DATA PROVIDED:
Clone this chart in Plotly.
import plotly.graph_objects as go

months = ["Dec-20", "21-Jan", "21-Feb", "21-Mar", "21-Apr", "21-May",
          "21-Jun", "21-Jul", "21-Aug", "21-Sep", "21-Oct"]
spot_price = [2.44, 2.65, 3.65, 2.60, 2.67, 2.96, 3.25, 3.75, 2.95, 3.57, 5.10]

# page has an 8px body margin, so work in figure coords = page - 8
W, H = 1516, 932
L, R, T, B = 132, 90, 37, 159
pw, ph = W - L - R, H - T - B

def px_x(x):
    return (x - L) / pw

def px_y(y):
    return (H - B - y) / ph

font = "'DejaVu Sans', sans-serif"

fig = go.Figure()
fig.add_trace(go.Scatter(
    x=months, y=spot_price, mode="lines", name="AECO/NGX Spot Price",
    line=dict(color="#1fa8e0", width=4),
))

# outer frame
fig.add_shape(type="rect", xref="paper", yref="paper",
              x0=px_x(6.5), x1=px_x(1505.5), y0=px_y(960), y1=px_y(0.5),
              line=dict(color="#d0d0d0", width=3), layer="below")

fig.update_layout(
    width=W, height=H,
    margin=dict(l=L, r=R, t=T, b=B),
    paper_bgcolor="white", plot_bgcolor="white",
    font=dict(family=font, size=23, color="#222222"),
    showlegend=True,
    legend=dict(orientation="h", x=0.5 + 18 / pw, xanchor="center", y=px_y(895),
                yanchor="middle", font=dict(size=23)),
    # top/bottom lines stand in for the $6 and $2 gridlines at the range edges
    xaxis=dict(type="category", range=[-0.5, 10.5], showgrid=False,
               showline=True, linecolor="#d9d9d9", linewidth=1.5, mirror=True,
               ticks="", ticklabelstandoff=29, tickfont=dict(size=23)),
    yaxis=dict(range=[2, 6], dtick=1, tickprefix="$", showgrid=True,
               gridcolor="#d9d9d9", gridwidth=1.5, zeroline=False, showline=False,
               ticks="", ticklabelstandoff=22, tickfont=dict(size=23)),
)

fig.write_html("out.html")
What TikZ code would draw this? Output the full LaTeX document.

TASK DETAILS:
Repeat the records exactly, including every line.

SOLUTION TO THIS EXERCISE:
Clone this chart in Plotly.
import plotly.graph_objects as go

months = ["Dec-20", "21-Jan", "21-Feb", "21-Mar", "21-Apr", "21-May",
          "21-Jun", "21-Jul", "21-Aug", "21-Sep", "21-Oct"]
spot_price = [2.44, 2.65, 3.65, 2.60, 2.67, 2.96, 3.25, 3.75, 2.95, 3.57, 5.10]

# page has an 8px body margin, so work in figure coords = page - 8
W, H = 1516, 932
L, R, T, B = 132, 90, 37, 159
pw, ph = W - L - R, H - T - B

def px_x(x):
    return (x - L) / pw

def px_y(y):
    return (H - B - y) / ph

font = "'DejaVu Sans', sans-serif"

fig = go.Figure()
fig.add_trace(go.Scatter(
    x=months, y=spot_price, mode="lines", name="AECO/NGX Spot Price",
    line=dict(color="#1fa8e0", width=4),
))

# outer frame
fig.add_shape(type="rect", xref="paper", yref="paper",
              x0=px_x(6.5), x1=px_x(1505.5), y0=px_y(960), y1=px_y(0.5),
              line=dict(color="#d0d0d0", width=3), layer="below")

fig.update_layout(
    width=W, height=H,
    margin=dict(l=L, r=R, t=T, b=B),
    paper_bgcolor="white", plot_bgcolor="white",
    font=dict(family=font, size=23, color="#222222"),
    showlegend=True,
    legend=dict(orientation="h", x=0.5 + 18 / pw, xanchor="center", y=px_y(895),
                yanchor="middle", font=dict(size=23)),
    # top/bottom lines stand in for the $6 and $2 gridlines at the range edges
    xaxis=dict(type="category", range=[-0.5, 10.5], showgrid=False,
               showline=True, linecolor="#d9d9d9", linewidth=1.5, mirror=True,
               ticks="", ticklabelstandoff=29, tickfont=dict(size=23)),
    yaxis=dict(range=[2, 6], dtick=1, tickprefix="$", showgrid=True,
               gridcolor="#d9d9d9", gridwidth=1.5, zeroline=False, showline=False,
               ticks="", ticklabelstandoff=22, tickfont=dict(size=23)),
)

fig.write_html("out.html")
What TikZ code would draw this? Output the full LaTeX document.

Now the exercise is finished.